We tried the reduction algorithms in the sklearn module: Principal Component Analysis(PCA), Singular Value Decomposition(SVD). It was difficult to see any logical divisions or clusterings when visualizing these methods.
-
LSTM: At first we thought it will be effective since we know LSTM is very good at filtering spam emails which is a similar classification problem. But after the implementation, we found that it's hard for us to embed an appropriate word vector in a shout period of time. This potentially caused our training set accuracy was over 70% while our test set accuracy was < 55%. We tried to change parameters since we applied skleanr.keras.sequential package.We tried to limit the word length and the random state, the improvement was little. We also changed dropout on our LSTM cell so that our model learns not to rely too heavily on certain features of the cell states from previous timesteps and the word embeddings.
-
CountVector and XGBoost: This is a straightforward model since we applied the built-in package of CountVectorizer which quantify every word into a matrix that counts the appearance. We found that in our permutation test, the performance will be worse when we include stop-words in English to exclude useless meanings. Unsure about whether it will help to improve accuracy in test data.
-
TF-IDF, Decision Tree: We create TF-IDF model which compare 1-gram and 2-gram as follows:
def KNN_TFIDF():
# x, y
x_train, x_test, y_train, y_test = train_test_split(dff['Des'], dff['Status'],\
test_size = 0.2, random_state = 50)
# TF-IDF
vect = TfidfVectorizer(min_df = 5, max_df = 0.7, \
sublinear_tf = True, use_idf = True)
train_vect= vect.fit_transform(x_train)
test_vect = vect.transform(x_test)
for k in [1,2]: # 1-gram, 2-gram
model = KNeighborsClassifier(n_neighbors = k)

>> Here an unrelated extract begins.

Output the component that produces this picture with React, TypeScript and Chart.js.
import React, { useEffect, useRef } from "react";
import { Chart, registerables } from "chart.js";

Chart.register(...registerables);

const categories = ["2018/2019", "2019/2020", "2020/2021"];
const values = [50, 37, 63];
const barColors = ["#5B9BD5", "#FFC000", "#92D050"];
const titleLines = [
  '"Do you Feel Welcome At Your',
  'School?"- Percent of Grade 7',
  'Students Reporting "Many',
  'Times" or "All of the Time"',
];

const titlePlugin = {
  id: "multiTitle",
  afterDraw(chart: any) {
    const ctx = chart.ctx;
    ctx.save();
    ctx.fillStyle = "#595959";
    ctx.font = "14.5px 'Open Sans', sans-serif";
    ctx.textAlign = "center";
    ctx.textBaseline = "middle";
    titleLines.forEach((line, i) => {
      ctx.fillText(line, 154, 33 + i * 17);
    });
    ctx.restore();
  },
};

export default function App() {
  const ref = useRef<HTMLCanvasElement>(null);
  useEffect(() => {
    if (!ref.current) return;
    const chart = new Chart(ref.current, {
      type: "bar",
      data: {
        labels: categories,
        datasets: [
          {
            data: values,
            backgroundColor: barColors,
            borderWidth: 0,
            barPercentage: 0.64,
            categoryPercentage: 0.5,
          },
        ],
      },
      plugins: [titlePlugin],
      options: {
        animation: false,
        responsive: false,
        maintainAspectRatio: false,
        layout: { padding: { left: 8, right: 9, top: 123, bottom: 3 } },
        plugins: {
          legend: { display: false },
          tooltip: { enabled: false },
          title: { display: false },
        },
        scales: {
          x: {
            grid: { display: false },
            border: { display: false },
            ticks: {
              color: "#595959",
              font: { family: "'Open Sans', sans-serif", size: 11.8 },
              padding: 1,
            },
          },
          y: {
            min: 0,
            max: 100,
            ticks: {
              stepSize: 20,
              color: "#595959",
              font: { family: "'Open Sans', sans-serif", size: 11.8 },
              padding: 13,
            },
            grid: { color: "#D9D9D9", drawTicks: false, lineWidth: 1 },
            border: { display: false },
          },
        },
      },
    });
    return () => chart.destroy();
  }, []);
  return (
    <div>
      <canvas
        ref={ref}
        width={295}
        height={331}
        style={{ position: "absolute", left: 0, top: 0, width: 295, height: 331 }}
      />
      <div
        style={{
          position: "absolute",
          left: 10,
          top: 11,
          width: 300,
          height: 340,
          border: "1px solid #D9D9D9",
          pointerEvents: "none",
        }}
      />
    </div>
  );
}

model.fit(train_vect, y_train)
predicted = model.predict(test_vect)
accuracy = model.score(train_vect, y_train)
report = classification_report(y_test, predicted, output_dict=True)
print("Classification for k = {} is:".format(k))
print('Test-set Accuracy:', accuracy_score(y_test, predicted))
print('\n')
- Random Forest: We applied random forest to vectorize the words and use a step-increasing threshold to check the highest classification line, which turns out to be around 0.6-0.63. We do believe random forest classification would perform well in a bigger size of data, and this counts as the reason for our choice of TF-IDF in the end.
Threshold 0.2 -- score 0.77
Threshold 0.25 -- score 0.87
Threshold 0.3 -- score 0.9
Threshold 0.35 -- score 0.93
Threshold 0.4 -- score 0.94
Threshold 0.45 -- score 0.94
Threshold 0.5 -- score 0.95
Threshold 0.55 -- score 0.95
Threshold 0.6 -- score 0.95
Threshold 0.65 -- score 0.95
Threshold 0.7 -- score 0.95
Threshold 0.75 -- score 0.91
---Optimum Threshold --- 0.6 --ROC-- 0.95
Overall, three of our models generate similar performance which is not clear from our permutation test. We tried to optimize the outcomes but the difference is still tiny.
Among all methods, TF-IDF and decision tree has the best performance, with accuracy approximately 65% in our own permutation testing. That might be due to the logic of decision if best suitable in determination of pitch, investors will consider the paramters based on the previous parameters exposed by the business. We are unsure about the performance for test data since three models have a similar performance in our permutation test.
Future Improvements
Our model is pretty inaccurate because we meaured all the businesses in the same way, based on the tokens in their descriptions. However, in real life, investors are likely to measure businesses with respect to the genres of the products. It might be helpful that we can identify certain keywords in the description to catagorize businesses and then use different datasets to train different models.